Gemeinsam einsam am Ende der Welt
Wenn es in der letzten Zeit in Analysen zu dem, was schiefläuft, auf eine Beobachtung ankam, dann auf die, dass alles zu schnell, zu doll, zu weit geht – gehen muss. Immer mehr Welt in immer kürzerer Zeit erfahrbar machen, das treibt uns alle an. Hartmut Rosa, Oberguru der analytischen Soziologie, schreibt sich seit über zehn Jahren die Finger am Thema Entschleunigung wund, und die Menschen reißen ihm seine Bücher aus den Händen. Wer ein Sabbatical einlegen will, muss für eine gewisse Zeit härtere Lebenskonditionen akzeptieren, also die freie Zeit rausarbeiten. So ist das nun mal.
An diesem Punkt beginnt Isabelle Autissiers Roman »Herz auf Eis«, der für den renommierten französischen Buchpreis Prix Goncourt nominiert war. Zwei Menschen haben genug von dem, was sich wohl als ein extrem festgezurrter Alltag beschreiben lässt. Sie arbeitet als Steuerbeamtin, er ist Kommunikationsberater in einer Eventagentur. Das passt schon jetzt nicht zusammen, da ist die Erzählung gerade erst 24 Seiten alt. Oder sind sie gerade deshalb füreinander gemacht? Louise ist eine stille Einzelgängerin, Ludovic ein lebensbejahender Träumer, dem Leichtsinn verfallen, damit er überhaupt noch etwas außerhalb der Routine spüren kann.

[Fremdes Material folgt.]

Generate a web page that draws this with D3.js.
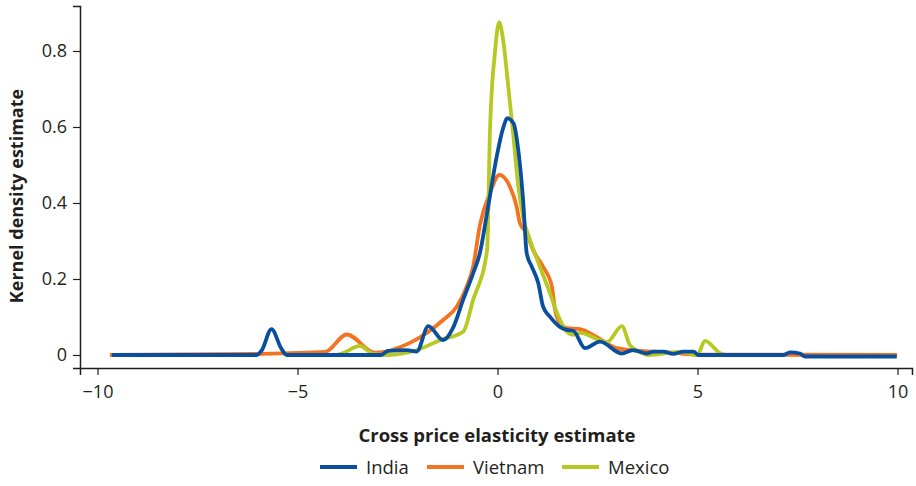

Die beiden entschließen sich, eine Weltumsegelung zu wagen, und scheitern am Kap Hoorn im südlichen Atlantik, zwischen chilenischer Küste und dem weiten Nichts. Gestrandet auf einer Insel, die mal eine Wahlfangstation war und heute verlassen ist, die sie aber nie hätten betreten dürfen, weil sie mitten im Natur- schutzgebiet liegt. Einzige Nahrungsquelle sind Robben und Pinguine. Wie letztere verspeist werden, beschreibt Autissier geschmacklich so eindringlich scheußlich, dass jeder Toast Hawaii als Genuss erscheint. Entgegen allem, was uns die Lifestyleindustrie als Erholung verkauft, zeigt die Natur hier ihr menschenfeindlichstes Antlitz. Beim Lesen kriecht die Kälte in jede Pore, die Feuchtigkeit und der Geruch ranzigen Fleisches töten alle Abenteuerlichkeit, der Fokus ist nach innen gerichtet, nur aufs Überleben.
Louise und Ludovic kämpfen auf der Insel anfangs gegen die Natur, schlussendlich aber die meiste Zeit gegen einander. Die Rollen kehren sich um. Ludovic, der Louise in den Trip hineingequatscht hatte, resigniert zunehmend, überlässt die Entscheidung, weiterzumachen, bis das erste Forschungsschiff im Sommer die Insel streift, seiner Freundin, die irgendwann einen Entschluss fasst, der sie den Rest ihres Lebens sehr einsam – aber auf eine skurrile Art glücklich – machen wird.
»Herz auf Eis« speist seine Faszination aus Isabelle Autissiers besonderer Gabe, sich eine Natur anzueignen, die Millionen Jahre prima ohne den Menschen ausgekommen ist. Das kann nur einer Frau gelingen, die mit einer selbstgebauten Yacht allein um die Welt segelte. Eine Frau, die Ende der 1990er Jahre bei einer Regatta im Südpolarmeer kenterte und 24 Stunden unter Wasser hinter einer Rettungsluke ihres Bootes verbrachte, be- vor ein italienischer Regatta-Kontrahent sie fand.
Diese Geschichte, bei der man tunlichst vermeiden will, das Wort existenzialistisch zu benutzen, hat nichts von Robinson Crusoe. Die Zweierbeziehung gibt keinen Halt, es herrscht überhaupt kein Optimismus, und wenn, dann tarnt er sich als Verzweiflung. Alles, worum es geht, ist die Stärke, die Einsamkeit in einem Menschen provoziert. Darauf hätte sich Autissier voll einlassen sollen, denn einige Nebenfiguren und der gesamte Handlungsstrang, der Ludovics und Louises Erlebnisse medial ausschlachtet, wirkt auf die Erzählung wie ein Anästhetikum, das die eigentliche Frage, die am Ende des Buches steht, betäubt: Was hätte ich getan?
Isabelle Autissier: Herz auf Eis. Aus dem Französischen von Kirsten Gleinig. Mare Verlag. 224 S., geb., 22 €.